INFORMATION SUPPLIED =
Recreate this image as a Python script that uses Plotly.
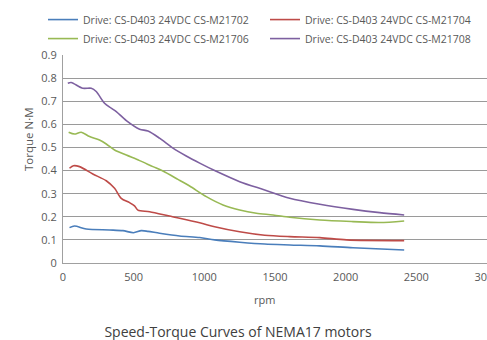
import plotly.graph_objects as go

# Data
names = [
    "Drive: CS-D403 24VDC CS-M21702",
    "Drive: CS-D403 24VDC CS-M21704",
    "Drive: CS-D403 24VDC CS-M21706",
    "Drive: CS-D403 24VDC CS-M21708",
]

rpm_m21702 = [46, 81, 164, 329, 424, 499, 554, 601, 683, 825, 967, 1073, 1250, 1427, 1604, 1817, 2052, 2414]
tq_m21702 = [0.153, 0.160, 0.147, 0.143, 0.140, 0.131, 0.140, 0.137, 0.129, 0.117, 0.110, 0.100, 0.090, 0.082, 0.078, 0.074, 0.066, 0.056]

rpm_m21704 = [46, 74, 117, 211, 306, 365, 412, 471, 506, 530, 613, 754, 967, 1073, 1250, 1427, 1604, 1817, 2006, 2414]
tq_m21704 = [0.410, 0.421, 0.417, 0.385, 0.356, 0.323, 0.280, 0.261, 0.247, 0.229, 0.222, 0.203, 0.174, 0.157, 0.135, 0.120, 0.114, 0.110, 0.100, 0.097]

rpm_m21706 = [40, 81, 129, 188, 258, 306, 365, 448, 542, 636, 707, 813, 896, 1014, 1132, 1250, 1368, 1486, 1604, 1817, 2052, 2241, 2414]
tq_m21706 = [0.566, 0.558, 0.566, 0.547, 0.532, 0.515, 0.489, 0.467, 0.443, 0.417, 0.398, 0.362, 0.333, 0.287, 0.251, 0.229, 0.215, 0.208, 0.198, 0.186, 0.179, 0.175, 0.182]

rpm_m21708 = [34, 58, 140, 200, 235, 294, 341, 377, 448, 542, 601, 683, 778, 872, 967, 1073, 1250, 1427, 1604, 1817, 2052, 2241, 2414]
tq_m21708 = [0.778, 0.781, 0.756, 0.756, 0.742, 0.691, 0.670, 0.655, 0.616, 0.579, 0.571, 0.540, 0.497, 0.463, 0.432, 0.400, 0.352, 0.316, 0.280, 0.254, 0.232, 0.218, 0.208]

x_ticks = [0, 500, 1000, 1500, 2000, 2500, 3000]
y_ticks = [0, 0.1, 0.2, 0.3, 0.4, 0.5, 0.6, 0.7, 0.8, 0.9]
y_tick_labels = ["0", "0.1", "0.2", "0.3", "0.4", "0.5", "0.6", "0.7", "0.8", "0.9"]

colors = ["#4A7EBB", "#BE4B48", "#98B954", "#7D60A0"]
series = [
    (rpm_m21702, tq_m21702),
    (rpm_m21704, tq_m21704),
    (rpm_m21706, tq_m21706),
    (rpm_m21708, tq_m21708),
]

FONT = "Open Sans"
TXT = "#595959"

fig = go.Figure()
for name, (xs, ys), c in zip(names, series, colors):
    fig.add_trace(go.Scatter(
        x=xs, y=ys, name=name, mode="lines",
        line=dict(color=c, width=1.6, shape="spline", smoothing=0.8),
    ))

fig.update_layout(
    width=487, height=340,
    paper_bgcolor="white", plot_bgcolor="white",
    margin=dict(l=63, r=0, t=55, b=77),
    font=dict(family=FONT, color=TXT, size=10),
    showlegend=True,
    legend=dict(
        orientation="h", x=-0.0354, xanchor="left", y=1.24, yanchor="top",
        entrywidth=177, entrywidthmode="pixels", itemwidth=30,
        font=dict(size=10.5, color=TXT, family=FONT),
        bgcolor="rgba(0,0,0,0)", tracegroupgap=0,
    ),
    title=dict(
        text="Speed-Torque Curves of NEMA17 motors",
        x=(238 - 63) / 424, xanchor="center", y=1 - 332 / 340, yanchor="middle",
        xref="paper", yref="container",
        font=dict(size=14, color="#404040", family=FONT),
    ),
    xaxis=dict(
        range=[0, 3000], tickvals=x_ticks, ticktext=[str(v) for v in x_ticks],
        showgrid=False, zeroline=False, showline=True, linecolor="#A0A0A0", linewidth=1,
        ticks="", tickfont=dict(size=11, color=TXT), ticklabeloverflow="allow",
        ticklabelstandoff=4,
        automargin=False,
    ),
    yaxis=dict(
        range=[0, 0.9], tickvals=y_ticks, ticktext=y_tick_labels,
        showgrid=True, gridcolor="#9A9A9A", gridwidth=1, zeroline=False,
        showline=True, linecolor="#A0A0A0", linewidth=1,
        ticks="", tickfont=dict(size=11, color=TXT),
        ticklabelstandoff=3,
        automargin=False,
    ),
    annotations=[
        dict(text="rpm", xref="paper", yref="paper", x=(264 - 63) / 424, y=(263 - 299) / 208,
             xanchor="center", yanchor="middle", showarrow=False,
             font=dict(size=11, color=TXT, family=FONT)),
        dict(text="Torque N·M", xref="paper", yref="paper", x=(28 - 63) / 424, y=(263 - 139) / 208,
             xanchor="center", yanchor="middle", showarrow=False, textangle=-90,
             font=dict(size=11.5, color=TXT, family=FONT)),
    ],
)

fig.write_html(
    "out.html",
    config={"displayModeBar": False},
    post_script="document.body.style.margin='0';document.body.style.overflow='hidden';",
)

STATED TASK = Repeat, word for word and with no pictures, only the lines running from the beginning of the data to the line that contains "0.110, 0.100, 0.097]".

RESPONSE TO THIS TASK =
Recreate this image as a Python script that uses Plotly.
import plotly.graph_objects as go

# Data
names = [
    "Drive: CS-D403 24VDC CS-M21702",
    "Drive: CS-D403 24VDC CS-M21704",
    "Drive: CS-D403 24VDC CS-M21706",
    "Drive: CS-D403 24VDC CS-M21708",
]

rpm_m21702 = [46, 81, 164, 329, 424, 499, 554, 601, 683, 825, 967, 1073, 1250, 1427, 1604, 1817, 2052, 2414]
tq_m21702 = [0.153, 0.160, 0.147, 0.143, 0.140, 0.131, 0.140, 0.137, 0.129, 0.117, 0.110, 0.100, 0.090, 0.082, 0.078, 0.074, 0.066, 0.056]

rpm_m21704 = [46, 74, 117, 211, 306, 365, 412, 471, 506, 530, 613, 754, 967, 1073, 1250, 1427, 1604, 1817, 2006, 2414]
tq_m21704 = [0.410, 0.421, 0.417, 0.385, 0.356, 0.323, 0.280, 0.261, 0.247, 0.229, 0.222, 0.203, 0.174, 0.157, 0.135, 0.120, 0.114, 0.110, 0.100, 0.097]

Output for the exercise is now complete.